## Task description
Only the lines from the start of the data below through the line that contains "from bokeh.resources import INLINE" are to be copied, exactly and without pictures.

## Supplied material
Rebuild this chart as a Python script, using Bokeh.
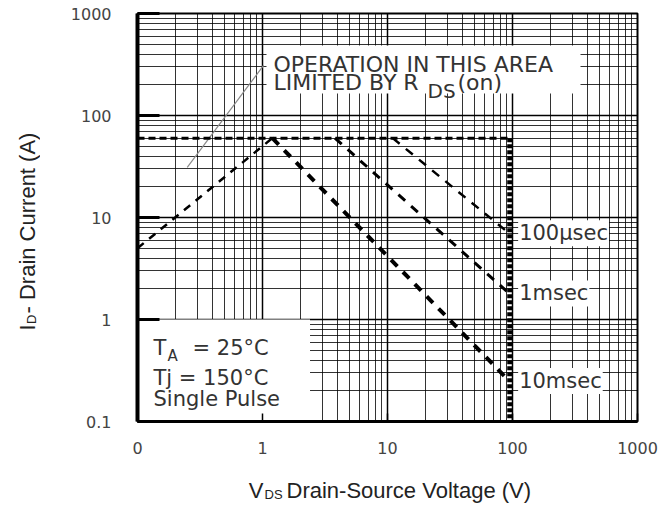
import math

from bokeh.core.properties import value
from bokeh.embed import file_html
from bokeh.layouts import column, row
from bokeh.models import BoxAnnotation, FixedTicker, Label, LogTicker, Range1d
from bokeh.plotting import figure
from bokeh.resources import INLINE

# Axis ticks
x_ticks = [0.1, 1, 10, 100, 1000]
x_tick_labels = ["0", "1", "10", "100", "1000"]
y_ticks = [0.1, 1, 10, 100, 1000]
y_tick_labels = ["0.1", "1", "10", "100", "1000"]

# Boundary limited by on-resistance
rds_v = [0.1, 1.2]
rds_i = [5.0, 60.0]

# Package current limit and voltage rating
i_max = 60.0
v_max = 95.0
limit_v = [0.1, v_max]
limit_i = [i_max, i_max]
vlimit_v = [v_max, v_max]
vlimit_i = [i_max, 0.1]

# Single pulse boundaries
pulse_names = ["100µsec", "1msec", "10msec"]
pulse_v = [[11.0, 94.0], [3.8, 94.0], [1.2, 94.0]]
pulse_i = [[60.0, 7.0], [60.0, 1.8], [60.0, 0.25]]
pulse_width = [2.5, 3.0, 4.0]

# Leader line for the R_DS(on) note
pointer_v = [0.25, 1.02]
pointer_i = [31.0, 310.0]

# Corner of the conditions box (V, A)
cond_box_v = 2.4
cond_box_i = 1.0

SANS = "DejaVu Sans"
ARIAL = "Liberation Sans"
TXT = "#333333"
TITLE = "#222222"

# ---------------------------------------------------------------- main plot
p = figure(
    width=624, height=470,
    x_axis_type="log", y_axis_type="log",
    x_range=Range1d(x_ticks[0], x_ticks[-1]),
    y_range=Range1d(y_ticks[0], y_ticks[-1]),
    output_backend="svg", toolbar_location=None,
    min_border_left=97, min_border_right=27,
    min_border_top=13, min_border_bottom=49,
    frame_align=False,
)
p.background_fill_color = "white"
p.border_fill_color = "white"
p.outline_line_color = "black"
p.outline_line_width = 2

# Grid: decades plus 2..9 subdivisions
for g in (p.xgrid, p.ygrid):
    g.ticker = LogTicker(num_minor_ticks=10)
    g.grid_line_color = "black"
    g.grid_line_width = 1.5
    g.minor_grid_line_color = "black"
    g.minor_grid_line_alpha = 0.8
    g.minor_grid_line_width = 1

p.xaxis.ticker = FixedTicker(ticks=x_ticks, minor_ticks=[])
p.yaxis.ticker = FixedTicker(ticks=y_ticks, minor_ticks=[])
p.xaxis.major_label_overrides = {t: s for t, s in zip(x_ticks, x_tick_labels)}
p.yaxis.major_label_overrides = {t: s for t, s in zip(y_ticks, y_tick_labels)}
for ax in (p.xaxis, p.yaxis):
    ax.major_label_text_font = SANS
    ax.major_label_text_font_size = "16px"
    ax.major_label_text_color = "#444444"
    ax.axis_line_color = "black"
    ax.major_tick_line_color = "black"
    ax.major_tick_out = 0
    ax.minor_tick_out = 0
    ax.minor_tick_in = 0
p.xaxis.axis_line_width = 3
p.xaxis.major_tick_in = 8
p.xaxis.major_tick_line_width = 1.5
p.xaxis.major_label_standoff = 20
p.yaxis.axis_line_width = 4
p.yaxis.major_tick_in = 22
p.yaxis.major_tick_line_width = 3
p.yaxis.major_label_standoff = 26

# White panels behind the notes
p.add_layout(BoxAnnotation(
    left=x_ticks[0], right=cond_box_v, bottom=y_ticks[0], top=cond_box_i,
    fill_color="white", fill_alpha=1.0, line_color=None, level="glyph",
))
p.add_layout(BoxAnnotation(
    left=129, right=443, bottom=328, top=376,
    left_units="screen", right_units="screen",
    bottom_units="screen", top_units="screen",
    fill_color="white", fill_alpha=1.0, line_color=None, level="glyph",
))

# Safe operating area boundaries
p.line(pointer_v, pointer_i, line_color="#8a8a8a", line_width=1.2)
p.line(rds_v, rds_i, line_color="black", line_width=2.5, line_dash="8 7")
p.line(limit_v, limit_i, line_color="black", line_width=3, line_dash="7 4")
p.line(vlimit_v, vlimit_i, line_color="black", line_width=5, line_dash="4 2")
for v, i, w in zip(pulse_v, pulse_i, pulse_width):
    p.line(v, i, line_color="black", line_width=w, line_dash="9 8")

# Pulse width labels at the end of each boundary
for name, v, i in zip(pulse_names, pulse_v, pulse_i):
    p.add_layout(Label(
        x=v[-1], y=i[-1], text=name, x_offset=9,
        text_font=SANS, text_font_size="21px", text_color=TXT,
        text_baseline="middle", text_align="left",
        background_fill_color="white", padding=1,
    ))


def note(x, y, text, size="21px", align="left"):
    """Text placed in screen units relative to the plot frame."""
    p.add_layout(Label(
        x=x, y=y, x_units="screen", y_units="screen", text=text,
        text_font=SANS, text_font_size=size, text_color=TXT,
        text_align=align, text_baseline="alphabetic",
    ))


# R_DS(on) note
note(136, 357, "OPERATION IN THIS AREA", size="22px")
note(136, 339, "LIMITED BY R", size="22px")
note(290, 331, "DS", size="20px")
note(320, 339, "(on)", size="22px")

# Test conditions
note(16, 74, "T")
note(30, 66, "A", size="15px")
note(55, 74, "= 25°C")
note(16, 44, "Tj = 150°C")
note(16, 23, "Single Pulse")

# ---------------------------------------------------------------- axis titles
def text_strip(width, height):
    f = figure(
        width=width, height=height,
        x_range=Range1d(0, width), y_range=Range1d(0, height),
        x_axis_location=None, y_axis_location=None,
        output_backend="svg", toolbar_location=None,
        min_border=0, min_border_left=0, min_border_right=0,
        min_border_top=0, min_border_bottom=0,
        frame_align=False,
    )
    f.outline_line_color = None
    f.background_fill_color = "white"
    f.border_fill_color = "white"
    f.grid.visible = False
    return f


def title_text(f, x, y, text, size, angle=0.0, align="left"):
    f.text(
        x=[x], y=[y], text=[text], angle=angle,
        text_font=value(ARIAL), text_font_size=value(size),
        text_color=TITLE, text_align=align, text_baseline="alphabetic",
    )


# Vertical title: I_D- Drain Current (A)
ytitle = text_strip(40, 506)
title_text(ytitle, 27, 176, "I", "22px", angle=math.pi / 2)
title_text(ytitle, 31, 182.5, "D", "13px", angle=math.pi / 2)
title_text(ytitle, 27, 193, "- Drain Current (A)", "22px", angle=math.pi / 2)

# Horizontal title: V_DS Drain-Source Voltage (V)
xtitle = text_strip(624, 36)
title_text(xtitle, 223, 16, "V", "22px", align="right")
title_text(xtitle, 224, 12, "DS", "13px")
title_text(xtitle, 246, 16, "Drain-Source Voltage (V)", "22px")

layout = row(ytitle, column(p, xtitle, spacing=0), spacing=0)

open("out.html", "w").write(file_html(layout, INLINE))
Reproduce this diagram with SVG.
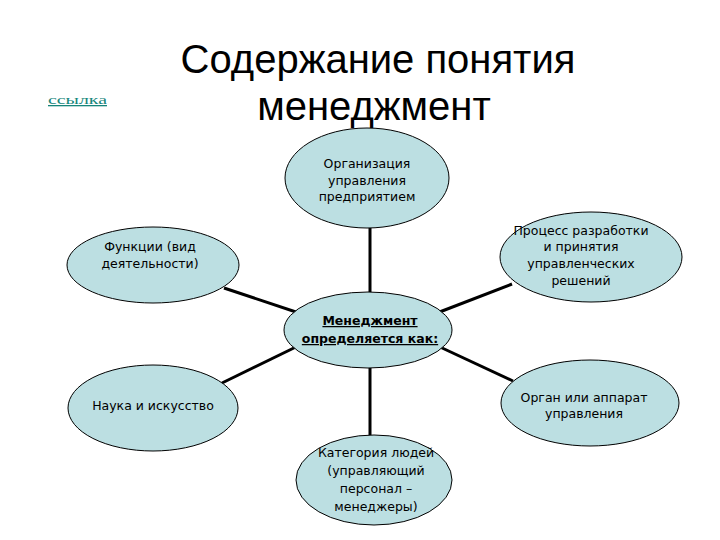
<svg xmlns="http://www.w3.org/2000/svg" width="720" height="540" viewBox="0 0 720 540">
<style>
.n{fill:#bcdfe2;stroke:#000;stroke-width:1}
.t{font-family:"DejaVu Sans",Verdana,sans-serif;font-size:12.5px;fill:#000;text-anchor:middle}
.b{font-weight:bold;text-decoration:underline}
.c{stroke:#000;stroke-width:3;fill:none}
.title{font-family:"Liberation Sans",Arial,sans-serif;font-size:40px;fill:#000;text-anchor:middle}
</style>
<rect width="720" height="540" fill="#fff"/>
<text class="title" x="378" y="73">Содержание понятия</text>
<text class="title" x="374" y="120">менеджмент</text>
<text x="48" y="104" font-family="Liberation Serif,serif" font-size="13" fill="#16857a" text-decoration="underline" textLength="59" lengthAdjust="spacingAndGlyphs">ссылка</text>
<g id="connectors">
<line class="c" x1="370" y1="228" x2="370" y2="292" stroke-width="2"/>
<line class="c" x1="370" y1="368" x2="370" y2="435"/>
<line class="c" x1="224" y1="288" x2="302" y2="314"/>
<line class="c" x1="512" y1="284" x2="437" y2="313"/>
<line class="c" x1="222" y1="383" x2="300" y2="345"/>
<line class="c" x1="513" y1="381" x2="440" y2="347"/>
</g>
<g id="top">
<ellipse class="n" cx="367" cy="178" rx="82" ry="50"/>
<text class="t" x="367" y="168">Организация</text>
<text class="t" x="367" y="185">управления</text>
<text class="t" x="367" y="201">предприятием</text>
</g>
<g id="functions">
<ellipse class="n" cx="153" cy="265" rx="86" ry="38"/>
<text class="t" x="150" y="251">Функции (вид</text>
<text class="t" x="150" y="268">деятельности)</text>
</g>
<g id="process">
<ellipse class="n" cx="591" cy="257" rx="91" ry="45"/>
<text class="t" x="581" y="235">Процесс разработки</text>
<text class="t" x="581" y="251">и принятия</text>
<text class="t" x="581" y="268">управленческих</text>
<text class="t" x="581" y="285">решений</text>
</g>
<g id="center">
<ellipse class="n" cx="368" cy="330" rx="84" ry="38"/>
<text class="t b" x="370" y="325">Менеджмент</text>
<text class="t b" x="370" y="343">определяется как:</text>
</g>
<g id="science">
<ellipse class="n" cx="153" cy="408" rx="85" ry="43"/>
<text class="t" x="153" y="410">Наука и искусство</text>
</g>
<g id="organ">
<ellipse class="n" cx="590" cy="403" rx="89" ry="43"/>
<text class="t" x="584" y="402">Орган или аппарат</text>
<text class="t" x="584" y="418">управления</text>
</g>
<g id="people">
<ellipse class="n" cx="374" cy="480" rx="78" ry="45"/>
<text class="t" x="376" y="457">Категория людей</text>
<text class="t" x="376" y="475">(управляющий</text>
<text class="t" x="376" y="493">персонал –</text>
<text class="t" x="376" y="511">менеджеры)</text>
</g>
</svg>
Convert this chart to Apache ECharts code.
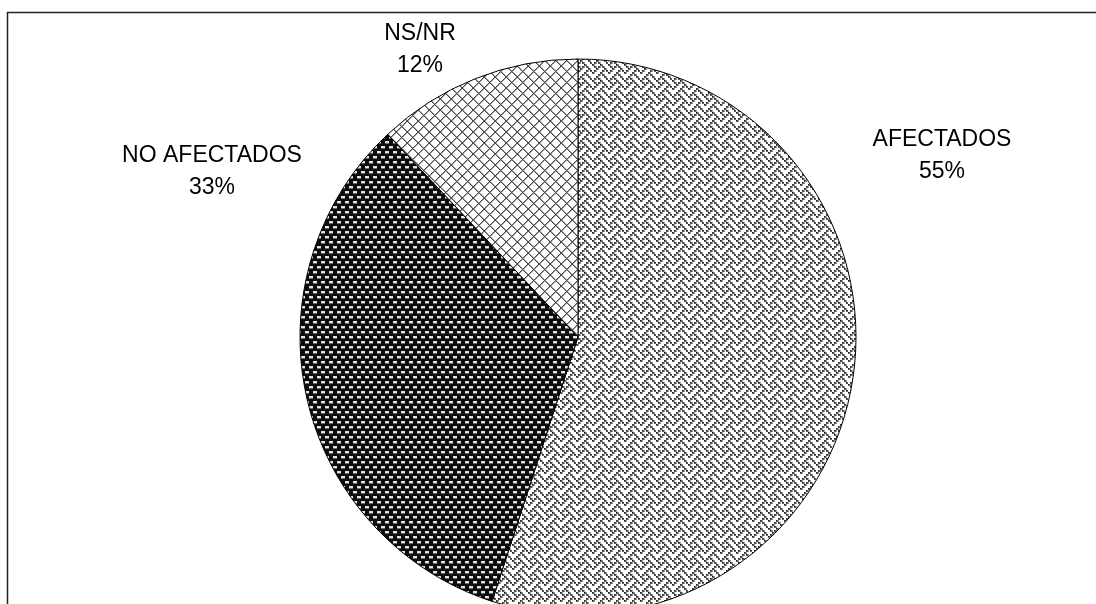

## Answer for the task
Rebuild this chart as a Python script, using Bokeh.
import math

from bokeh.core.properties import value
from bokeh.embed import file_html
from bokeh.layouts import column, row
from bokeh.models import BoxAnnotation, FixedTicker, Label, LogTicker, Range1d
from bokeh.plotting import figure
from bokeh.resources import INLINE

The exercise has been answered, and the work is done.